Factoriality of normal projective varieties

Abstract: For a normal projective variety $X$, the $\bf Q$-factoriality defect $σ(X)$ is defined to be the rank of the quotient of the group of Weil divisors by the subgroup of Cartier ones. We prove a slight improvement of a topological formula of S.G. Park and M. Popa asserting that $σ(X)=h^{2n-2}(X)-h^2(X)$ by assuming only 2-semi-rationality, that is, $R^kπ_*{\mathcal O}_{\widetilde{X}}=0$ for $k=1,2$, instead of rational singularities for $X$, where $π:\widetilde{X}\to X$ is a desingularization with $h^k(X):=\dim H^k(X,{\bf Q})$ and $n:=\dim X>2$. Our proof generalizes the one by Y. Namikawa and J.H.M. Steenbrink for the case $n=3$ with isolated hypersurface singularities.

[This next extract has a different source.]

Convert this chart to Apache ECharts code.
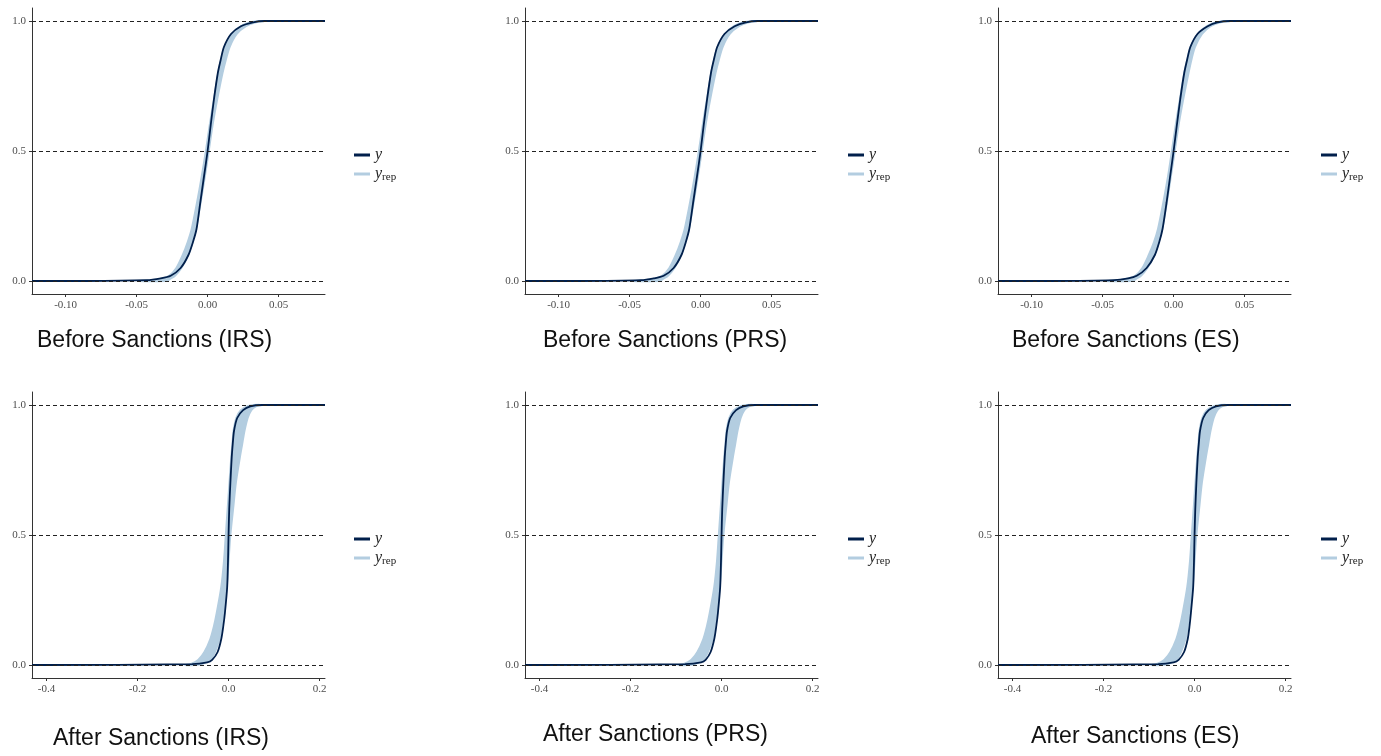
<!doctype html>
<html>
<head>
<meta charset="utf-8">
<title>ECDF posterior predictive checks</title>
<script src="https://cdn.jsdelivr.net/npm/echarts@6/dist/echarts.min.js"></script>
<style>
  html, body { margin: 0; padding: 0; background: #fff; }
  #container { width: 1381px; height: 756px; }
</style>
</head>
<body>
<div id="container"></div>
<script>
var ecdfLevels = [0, 0.003, 0.01, 0.02, 0.05, 0.1, 0.15, 0.2, 0.3, 0.4, 0.5, 0.6, 0.7, 0.8, 0.85, 0.9, 0.95, 0.98, 0.995, 1];

// x value of the observed ECDF (y) at each level
var beforeIRS_y = [-0.085, -0.043, -0.033, -0.026, -0.019, -0.0135, -0.0103, -0.0078, -0.0052, -0.0026, 0.0, 0.0022, 0.0045, 0.0072, 0.0092, 0.0115, 0.0165, 0.0235, 0.032, 0.040];
var beforePRS_y = [-0.085, -0.042, -0.033, -0.026, -0.019, -0.0135, -0.0104, -0.0080, -0.0053, -0.0026, 0.0, 0.0022, 0.0046, 0.0073, 0.0093, 0.0117, 0.0168, 0.0240, 0.032, 0.040];
var beforeES_y  = [-0.085, -0.042, -0.032, -0.026, -0.019, -0.0132, -0.0101, -0.0078, -0.0050, -0.0025, 0.0, 0.0023, 0.0047, 0.0075, 0.0095, 0.0118, 0.0168, 0.0240, 0.031, 0.040];
var afterIRS_y  = [-0.41, -0.08, -0.047, -0.036, -0.024, -0.016, -0.0115, -0.008, -0.003, -0.0012, 0.0, 0.0015, 0.004, 0.007, 0.0092, 0.012, 0.019, 0.032, 0.048, 0.074];
var afterPRS_y  = [-0.41, -0.08, -0.045, -0.035, -0.024, -0.016, -0.0115, -0.008, -0.003, -0.0012, 0.0, 0.0015, 0.004, 0.007, 0.0092, 0.012, 0.019, 0.032, 0.048, 0.074];
var afterES_y   = [-0.41, -0.08, -0.046, -0.035, -0.023, -0.015, -0.0110, -0.008, -0.003, -0.0012, 0.0, 0.0016, 0.004, 0.007, 0.0093, 0.012, 0.019, 0.031, 0.047, 0.073];

// left / right edges of the replicated (yrep) ECDF bundle at each level
var beforeIRS_lo = [-0.048, -0.040, -0.032, -0.027, -0.022, -0.0175, -0.0140, -0.0112, -0.0075, -0.0042, -0.0012, 0.0015, 0.0045, 0.0075, 0.0095, 0.012, 0.017, 0.0235, 0.030, 0.038];
var beforeIRS_hi = [-0.030, -0.028, -0.026, -0.023, -0.0185, -0.0138, -0.0108, -0.0082, -0.0050, -0.0020, 0.0008, 0.0035, 0.0068, 0.0105, 0.0128, 0.0155, 0.0205, 0.027, 0.034, 0.040];
var beforePRS_lo = [-0.048, -0.040, -0.032, -0.027, -0.022, -0.0175, -0.0140, -0.0112, -0.0075, -0.0042, -0.0012, 0.0015, 0.0045, 0.0075, 0.0095, 0.012, 0.017, 0.0235, 0.030, 0.038];
var beforePRS_hi = [-0.030, -0.028, -0.026, -0.023, -0.0185, -0.0138, -0.0108, -0.0082, -0.0050, -0.0020, 0.0008, 0.0035, 0.0068, 0.0105, 0.0128, 0.0155, 0.0205, 0.027, 0.034, 0.040];
var beforeES_lo  = [-0.048, -0.040, -0.032, -0.027, -0.022, -0.0175, -0.0138, -0.0110, -0.0073, -0.0040, -0.0012, 0.0015, 0.0045, 0.0075, 0.0095, 0.012, 0.017, 0.0235, 0.030, 0.038];
var beforeES_hi  = [-0.030, -0.028, -0.026, -0.023, -0.0185, -0.0135, -0.0105, -0.0080, -0.0048, -0.0020, 0.0008, 0.0035, 0.0068, 0.0105, 0.0125, 0.0150, 0.0200, 0.026, 0.033, 0.040];
var afterIRS_lo  = [-0.095, -0.085, -0.075, -0.066, -0.053, -0.040, -0.032, -0.026, -0.016, -0.010, -0.006, -0.002, 0.002, 0.006, 0.0085, 0.011, 0.017, 0.027, 0.042, 0.055];
var afterIRS_hi  = [-0.075, -0.060, -0.050, -0.040, -0.030, -0.020, -0.015, -0.011, -0.004, 0.000, 0.004, 0.010, 0.016, 0.025, 0.030, 0.035, 0.042, 0.050, 0.060, 0.072];
var afterPRS_lo  = [-0.095, -0.085, -0.075, -0.066, -0.053, -0.040, -0.032, -0.026, -0.016, -0.010, -0.006, -0.002, 0.002, 0.006, 0.0085, 0.011, 0.017, 0.027, 0.042, 0.055];
var afterPRS_hi  = [-0.075, -0.060, -0.050, -0.040, -0.030, -0.020, -0.015, -0.011, -0.004, 0.000, 0.004, 0.010, 0.016, 0.025, 0.030, 0.035, 0.042, 0.050, 0.060, 0.072];
var afterES_lo   = [-0.095, -0.085, -0.075, -0.066, -0.053, -0.040, -0.032, -0.026, -0.016, -0.010, -0.006, -0.002, 0.002, 0.006, 0.0085, 0.011, 0.017, 0.027, 0.042, 0.055];
var afterES_hi   = [-0.075, -0.060, -0.050, -0.040, -0.030, -0.020, -0.015, -0.011, -0.004, 0.000, 0.004, 0.010, 0.016, 0.025, 0.030, 0.035, 0.042, 0.050, 0.060, 0.072];

// tick labels
var xTicksBefore = [-0.10, -0.05, 0, 0.05];
var xTicksAfter = [-0.4, -0.2, 0, 0.2];
var yTicks = [0, 0.5, 1];
var refLines = [0, 0.5, 1];

var titles = ['Before Sanctions (IRS)', 'Before Sanctions (PRS)', 'Before Sanctions (ES)',
              'After Sanctions (IRS)', 'After Sanctions (PRS)', 'After Sanctions (ES)'];

// layout
var colLeft = [32, 525, 998];
var colWidth = 293;
var rowTop = [8, 392];
var rowHeight = 286;
var legendLeft = [349, 843, 1316];
var legendTop = [142, 526];
var titlePos = [[37, 341], [543, 341], [1012, 341], [53, 739], [543, 735], [1031, 737]];
var xRange = [[-0.1237, 0.0827], [-0.432, 0.212]];

var darkCol = '#011f4b';
var lightCol = '#b3cde0';

var panels = [
  { row: 0, col: 0, y: beforeIRS_y, lo: beforeIRS_lo, hi: beforeIRS_hi },
  { row: 0, col: 1, y: beforePRS_y, lo: beforePRS_lo, hi: beforePRS_hi },
  { row: 0, col: 2, y: beforeES_y,  lo: beforeES_lo,  hi: beforeES_hi },
  { row: 1, col: 0, y: afterIRS_y,  lo: afterIRS_lo,  hi: afterIRS_hi },
  { row: 1, col: 1, y: afterPRS_y,  lo: afterPRS_lo,  hi: afterPRS_hi },
  { row: 1, col: 2, y: afterES_y,   lo: afterES_lo,   hi: afterES_hi }
];

var axisFont = { fontFamily: 'Liberation Serif', fontSize: 11, color: '#4d4d4d' };

var grid = [], xAxis = [], yAxis = [], series = [], legend = [], graphic = [];

function bandRenderer(lo, hi) {
  return function (params, api) {
    if (params.dataIndex !== 0) return;
    var pts = [];
    for (var i = 0; i < ecdfLevels.length; i++) pts.push(api.coord([lo[i], ecdfLevels[i]]));
    for (var j = ecdfLevels.length - 1; j >= 0; j--) pts.push(api.coord([hi[j], ecdfLevels[j]]));
    return {
      type: 'polygon',
      shape: { points: pts, smooth: 0.3 },
      style: { fill: lightCol, stroke: lightCol, lineWidth: 2 }
    };
  };
}

panels.forEach(function (p, k) {
  var rng = xRange[p.row];
  var ticks = p.row === 0 ? xTicksBefore : xTicksAfter;
  var digits = p.row === 0 ? 2 : 1;

  grid.push({ left: colLeft[p.col], top: rowTop[p.row], width: colWidth, height: rowHeight });

  xAxis.push({
    type: 'value', gridIndex: k, min: rng[0], max: rng[1],
    axisLine: { show: true, onZero: false, lineStyle: { color: '#333', width: 1 } },
    axisTick: { show: true, length: 3, customValues: ticks, lineStyle: { color: '#333' } },
    axisLabel: Object.assign({ customValues: ticks, margin: 6,
      formatter: function (v) { return v.toFixed(digits); } }, axisFont),
    splitLine: { show: false }
  });
  yAxis.push({
    type: 'value', gridIndex: k, min: -0.05, max: 1.05,
    axisLine: { show: true, onZero: false, lineStyle: { color: '#333', width: 1 } },
    axisTick: { show: true, length: 3, customValues: yTicks, lineStyle: { color: '#333' } },
    axisLabel: Object.assign({ customValues: yTicks, margin: 6,
      formatter: function (v) { return v.toFixed(1); } }, axisFont),
    splitLine: { show: false }
  });

  // dashed reference lines
  series.push({
    type: 'line', xAxisIndex: k, yAxisIndex: k, data: [], silent: true, z: 1,
    markLine: {
      silent: true, symbol: 'none', label: { show: false },
      lineStyle: { color: '#222', type: [4, 3], width: 1 },
      data: refLines.map(function (v) { return { yAxis: v }; })
    }
  });

  // replicated ECDF bundle
  series.push({
    type: 'custom', name: 'yrep', xAxisIndex: k, yAxisIndex: k, z: 2,
    itemStyle: { color: lightCol },
    renderItem: bandRenderer(p.lo, p.hi),
    data: [[0, 0.5]], silent: true
  });

  // observed ECDF
  var pts = [[rng[0], 0]];
  ecdfLevels.forEach(function (f, i) { pts.push([p.y[i], f]); });
  pts.push([rng[1], 1]);
  series.push({
    type: 'line', name: 'y', xAxisIndex: k, yAxisIndex: k, z: 3,
    showSymbol: false, silent: true, smooth: 0.25,
    lineStyle: { color: darkCol, width: 1.8 },
    itemStyle: { color: darkCol },
    data: pts
  });

  legend.push({
    orient: 'vertical', left: legendLeft[p.col], top: legendTop[p.row],
    itemWidth: 16, itemHeight: 3, itemGap: 3, selectedMode: false,
    data: [
      { name: 'y', icon: 'rect', itemStyle: { color: darkCol } },
      { name: 'yrep', icon: 'rect', itemStyle: { color: lightCol } }
    ],
    formatter: function (n) { return n === 'y' ? '{it|y}' : '{it|y}{sub|rep}'; },
    textStyle: {
      rich: {
        it: { fontFamily: 'Liberation Serif', fontStyle: 'italic', fontSize: 16, lineHeight: 18, color: '#222' },
        sub: { fontFamily: 'Liberation Serif', fontSize: 11, lineHeight: 12, verticalAlign: 'bottom', color: '#222' }
      }
    }
  });

  graphic.push({
    type: 'text', x: titlePos[k][0], y: titlePos[k][1], silent: true,
    style: {
      text: titles[k], fill: '#111', fontFamily: 'Liberation Sans', fontSize: 23,
      verticalAlign: 'middle', align: 'left'
    }
  });
});

var myChart = echarts.init(document.getElementById('container'));
myChart.setOption({
  backgroundColor: '#fff',
  animation: false,
  grid: grid,
  xAxis: xAxis,
  yAxis: yAxis,
  legend: legend,
  graphic: graphic,
  series: series
});
</script>
</body>
</html>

We also give a proof of the assertion that $\bf Q$-factoriality implies factoriality if $X$ is a local complete intersection whose singular locus has at least codimension three. (This seems to be known to specialists in the case $X$ has only isolated hypersurface singularities with $n=3$ using Milnor's Bouquet theorem.) These imply another proof of Grothendieck's theorem in the projective case asserting that $X$ is factorial if $X$ is a local complete intersection whose singular locus has at least codimension four. We can also prove a variant with factorial and local complete intersection replaced respectively by $\bf Q$-factorial and Cohen-Macaulay, where $\bf Q$-factorial cannot be replaced by factorial.